Güce Tapanlar
Bülent Kuşoğlu

Siyaset kişisel tatmin ve halka hizmet için yapılmalıdır. Kişisel tatmini insanın manevi tarafını, hatta egosunu başkalarına zarar vermeden gerçekleştirmesi olarak tanımlıyorum. Yani seçilmiş olmanın verdiği gurur, kıvanç, onur gibi duyguları tatmin için… Halka hizmet ise açıklamaya gerek yok, projelendirmek, üretmek, gerçekleştirmek  ve pay çıkarıp övünmek, mutluluk duymak anlamında… Ancak gerçekte siyaset bu saiklerle yapılmıyor. Bunlar söyleniyor ama siyaset, güce ve ticarete ulaştıran yol, araç olarak kullanılıyor. Bunun ise, yani güçlü olmanın ve ticaretin ise sınırı yok ve siyasetçiyi demokrasiden, ahlaktan, adaletten, haktan ve hukuktan uzaklaştıran en önemli sebep bu…
Bugün AKP zihniyetinin başında olan ve Saray’da oturan zat böyle biri… Siyaseti yıllardır güç sahibi olmak için yapıyor. Gerekçesi var güya; İnançları doğrultusunda bir yönetim oluşturmak… Ancak en başta inancı olarak gösterdiği İslam bu yöntemlerin kullanılmasına karşı olduğu için yaman bir çelişki içerisinde…

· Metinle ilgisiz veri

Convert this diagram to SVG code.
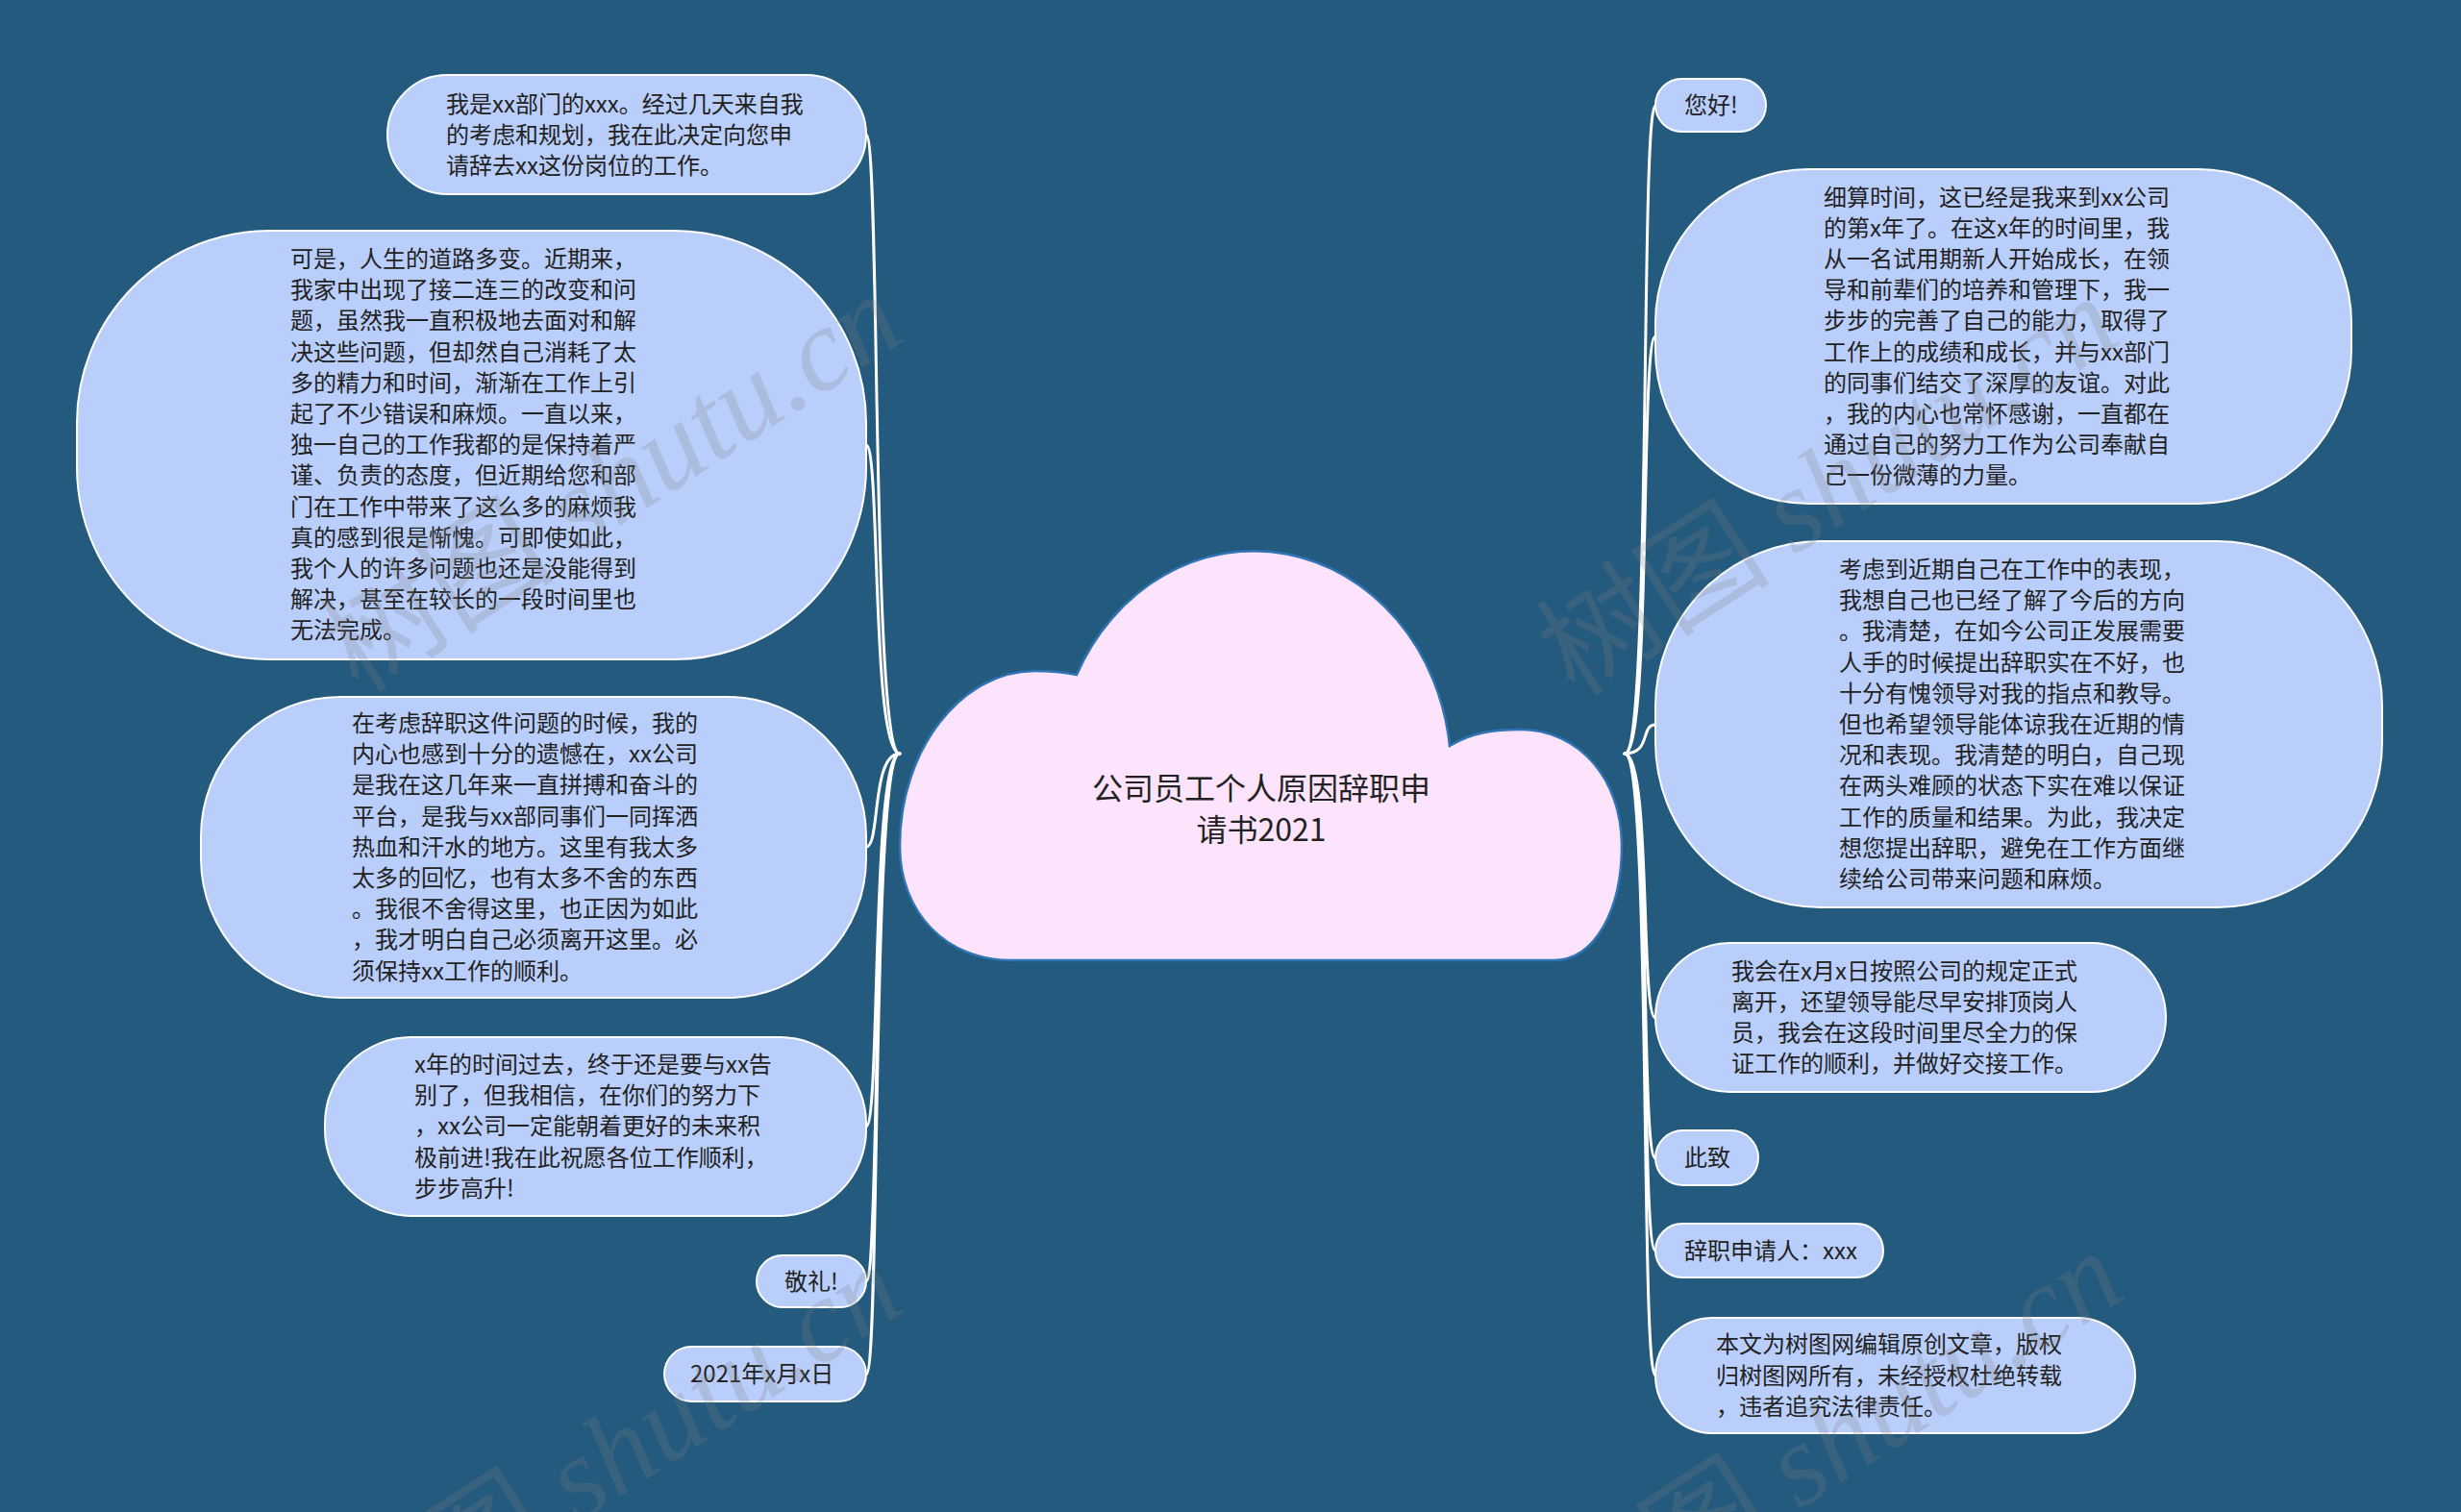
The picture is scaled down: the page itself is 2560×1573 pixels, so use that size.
<svg xmlns="http://www.w3.org/2000/svg" width="2560" height="1573" viewBox="0 0 2560 1573">
<style>
.bg{fill:#245a7d}
.node{fill:#b9cefa;stroke:#ffffff;stroke-width:2}
.t{font-family:"Noto Sans CJK SC","Liberation Sans",sans-serif;font-size:24px;fill:#222222}
.title{font-family:"Noto Sans CJK SC","Liberation Sans",sans-serif;font-size:32px;fill:#222222;text-anchor:middle}
.link{fill:none;stroke:#ffffff;stroke-width:3;stroke-linecap:round}
.wm{font-family:"Noto Sans CJK SC","Liberation Serif",serif;font-size:122px;fill:#808080;fill-opacity:0.22;text-anchor:end}
.wm tspan.l{font-family:"Liberation Serif",serif;font-style:italic}
</style>
<rect class="bg" x="0" y="0" width="2560" height="1573"/>

<g id="connectors">
<path class="link" d="M936,784 C906,784 916,140 901,140"/>
<path class="link" d="M936,784 C906,784 916,463 901,463"/>
<path class="link" d="M936,784 C906,784 916,881 901,881"/>
<path class="link" d="M936,784 C906,784 916,1172 901,1172"/>
<path class="link" d="M936,784 C906,784 916,1333 901,1333"/>
<path class="link" d="M936,784 C906,784 916,1430 901,1430"/>
<path class="link" d="M1690,784 C1718,784 1706,110 1722,110"/>
<path class="link" d="M1690,784 C1718,784 1706,350 1722,350"/>
<path class="link" d="M1690,784 C1718,784 1706,754 1722,754"/>
<path class="link" d="M1690,784 C1718,784 1706,1059 1722,1059"/>
<path class="link" d="M1690,784 C1718,784 1706,1205 1722,1205"/>
<path class="link" d="M1690,784 C1718,784 1706,1301 1722,1301"/>
<path class="link" d="M1690,784 C1718,784 1706,1431 1722,1431"/>
</g>

<g id="root">
<path d="M1051,999 C985,999 936,950 936,880 C936,780 1000,698 1076,698 C1095,698 1110,700 1120,702 A205 229 0 0 1 1508,776 C1530,762 1555,759 1582,759 C1642,759 1687,810 1687,880 C1687,945 1660,999 1616,999 Z" fill="#fde4fc" stroke="#2f74b5" stroke-width="2.5"/>
<text class="title" x="1312" y="832">公司员工个人原因辞职申</text>
<text class="title" x="1312" y="875">请书2021</text>
</g>

<g id="L1">
<rect class="node" x="403" y="78" width="498" height="124" rx="62" ry="62"/>
<text class="t" x="464"><tspan x="464" y="116.5">我是xx部门的xxx。经过几天来自我</tspan><tspan x="464" y="148.5">的考虑和规划，我在此决定向您申</tspan><tspan x="464" y="180.5">请辞去xx这份岗位的工作。</tspan></text>
</g>

<g id="L2">
<rect class="node" x="80" y="240" width="821" height="446" rx="200" ry="200"/>
<text class="t"><tspan x="302" y="278">可是，人生的道路多变。近期来，</tspan><tspan x="302" y="310.2">我家中出现了接二连三的改变和问</tspan><tspan x="302" y="342.4">题，虽然我一直积极地去面对和解</tspan><tspan x="302" y="374.6">决这些问题，但却然自己消耗了太</tspan><tspan x="302" y="406.8">多的精力和时间，渐渐在工作上引</tspan><tspan x="302" y="439">起了不少错误和麻烦。一直以来，</tspan><tspan x="302" y="471.2">独一自己的工作我都的是保持着严</tspan><tspan x="302" y="503.4">谨、负责的态度，但近期给您和部</tspan><tspan x="302" y="535.6">门在工作中带来了这么多的麻烦我</tspan><tspan x="302" y="567.8">真的感到很是惭愧。可即使如此，</tspan><tspan x="302" y="600">我个人的许多问题也还是没能得到</tspan><tspan x="302" y="632.2">解决，甚至在较长的一段时间里也</tspan><tspan x="302" y="664.4">无法完成。</tspan></text>
</g>

<g id="L3">
<rect class="node" x="209" y="725" width="692" height="313" rx="145" ry="145"/>
<text class="t"><tspan x="366" y="761">在考虑辞职这件问题的时候，我的</tspan><tspan x="366" y="793.2">内心也感到十分的遗憾在，xx公司</tspan><tspan x="366" y="825.4">是我在这几年来一直拼搏和奋斗的</tspan><tspan x="366" y="857.6">平台，是我与xx部同事们一同挥洒</tspan><tspan x="366" y="889.8">热血和汗水的地方。这里有我太多</tspan><tspan x="366" y="922">太多的回忆，也有太多不舍的东西</tspan><tspan x="366" y="954.2">。我很不舍得这里，也正因为如此</tspan><tspan x="366" y="986.4">，我才明白自己必须离开这里。必</tspan><tspan x="366" y="1018.6">须保持xx工作的顺利。</tspan></text>
</g>

<g id="L4">
<rect class="node" x="338" y="1079" width="563" height="186" rx="90" ry="90"/>
<text class="t"><tspan x="431" y="1116">x年的时间过去，终于还是要与xx告</tspan><tspan x="431" y="1148.2">别了，但我相信，在你们的努力下</tspan><tspan x="431" y="1180.4">，xx公司一定能朝着更好的未来积</tspan><tspan x="431" y="1212.6">极前进!我在此祝愿各位工作顺利，</tspan><tspan x="431" y="1244.8">步步高升!</tspan></text>
</g>

<g id="L5">
<rect class="node" x="787" y="1306" width="114" height="54" rx="27" ry="27"/>
<text class="t" x="816" y="1341.5">敬礼!</text>
</g>

<g id="L6">
<rect class="node" x="691" y="1401" width="210" height="57" rx="28.5" ry="28.5"/>
<text class="t" x="718" y="1438">2021年x月x日</text>
</g>

<g id="R1">
<rect class="node" x="1722" y="82" width="115" height="55" rx="27.5" ry="27.5"/>
<text class="t" x="1752" y="118">您好!</text>
</g>

<g id="R2">
<rect class="node" x="1722" y="176" width="724" height="348" rx="160" ry="160"/>
<text class="t"><tspan x="1897" y="213.5">细算时间，这已经是我来到xx公司</tspan><tspan x="1897" y="245.7">的第x年了。在这x年的时间里，我</tspan><tspan x="1897" y="277.9">从一名试用期新人开始成长，在领</tspan><tspan x="1897" y="310.1">导和前辈们的培养和管理下，我一</tspan><tspan x="1897" y="342.3">步步的完善了自己的能力，取得了</tspan><tspan x="1897" y="374.5">工作上的成绩和成长，并与xx部门</tspan><tspan x="1897" y="406.7">的同事们结交了深厚的友谊。对此</tspan><tspan x="1897" y="438.9">，我的内心也常怀感谢，一直都在</tspan><tspan x="1897" y="471.1">通过自己的努力工作为公司奉献自</tspan><tspan x="1897" y="503.3">己一份微薄的力量。</tspan></text>
</g>

<g id="R3">
<rect class="node" x="1722" y="563" width="756" height="381" rx="172" ry="172"/>
<text class="t"><tspan x="1913" y="601">考虑到近期自己在工作中的表现，</tspan><tspan x="1913" y="633.2">我想自己也已经了解了今后的方向</tspan><tspan x="1913" y="665.4">。我清楚，在如今公司正发展需要</tspan><tspan x="1913" y="697.6">人手的时候提出辞职实在不好，也</tspan><tspan x="1913" y="729.8">十分有愧领导对我的指点和教导。</tspan><tspan x="1913" y="762">但也希望领导能体谅我在近期的情</tspan><tspan x="1913" y="794.2">况和表现。我清楚的明白，自己现</tspan><tspan x="1913" y="826.4">在两头难顾的状态下实在难以保证</tspan><tspan x="1913" y="858.6">工作的质量和结果。为此，我决定</tspan><tspan x="1913" y="890.8">想您提出辞职，避免在工作方面继</tspan><tspan x="1913" y="923">续给公司带来问题和麻烦。</tspan></text>
</g>

<g id="R4">
<rect class="node" x="1722" y="981" width="531" height="155" rx="77.5" ry="77.5"/>
<text class="t"><tspan x="1801" y="1018.5">我会在x月x日按照公司的规定正式</tspan><tspan x="1801" y="1050.7">离开，还望领导能尽早安排顶岗人</tspan><tspan x="1801" y="1082.9">员，我会在这段时间里尽全力的保</tspan><tspan x="1801" y="1115.1">证工作的顺利，并做好交接工作。</tspan></text>
</g>

<g id="R5">
<rect class="node" x="1722" y="1176" width="107" height="57" rx="28.5" ry="28.5"/>
<text class="t" x="1752" y="1213">此致</text>
</g>

<g id="R6">
<rect class="node" x="1722" y="1273" width="237" height="56" rx="28" ry="28"/>
<text class="t" x="1752" y="1309.5">辞职申请人：xxx</text>
</g>

<g id="R7">
<rect class="node" x="1722" y="1371" width="499" height="120" rx="60" ry="60"/>
<text class="t"><tspan x="1785" y="1407.3">本文为树图网编辑原创文章，版权</tspan><tspan x="1785" y="1439.5">归树图网所有，未经授权杜绝转载</tspan><tspan x="1785" y="1471.7">，违者追究法律责任。</tspan></text>
</g>

<g id="watermarks">
<text class="wm" transform="translate(945,352) rotate(-33)">树图 <tspan class="l">shutu.cn</tspan></text>
<text class="wm" transform="translate(2210,355) rotate(-33)">树图 <tspan class="l">shutu.cn</tspan></text>
<text class="wm" transform="translate(945,1362) rotate(-33)">树图 <tspan class="l">shutu.cn</tspan></text>
<text class="wm" transform="translate(2215,1348) rotate(-33)">树图 <tspan class="l">shutu.cn</tspan></text>
</g>
</svg>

Erdoğan dönemi Türkiye’nin yaşadığı en garip ve en haksız, hukuksuz, adaletsiz, kuralsız, yolsuz dönem oldu. Ergenekon, Balyoz, Internet Andıçı, İzmir Askeri Casusluk Davası gibi sonradan tamamen çöken davalarla Türkiye’nin ordusu, akademik dünyası, yargısı, bürokrasisi, medyası kısaca aklı ve vicdanı çökertilerek devleti ve toplumu dönüştürüldü, görev yapamaz duruma getirildi. Bugün Türkiye’de gecekondudan gelen bir siyasetçinin dillere destan zenginliği ve sınırsız gücü var… Tabi çürümüş bir toplum ve yalnız ve çökmekte olan bir devlet ile birlikte…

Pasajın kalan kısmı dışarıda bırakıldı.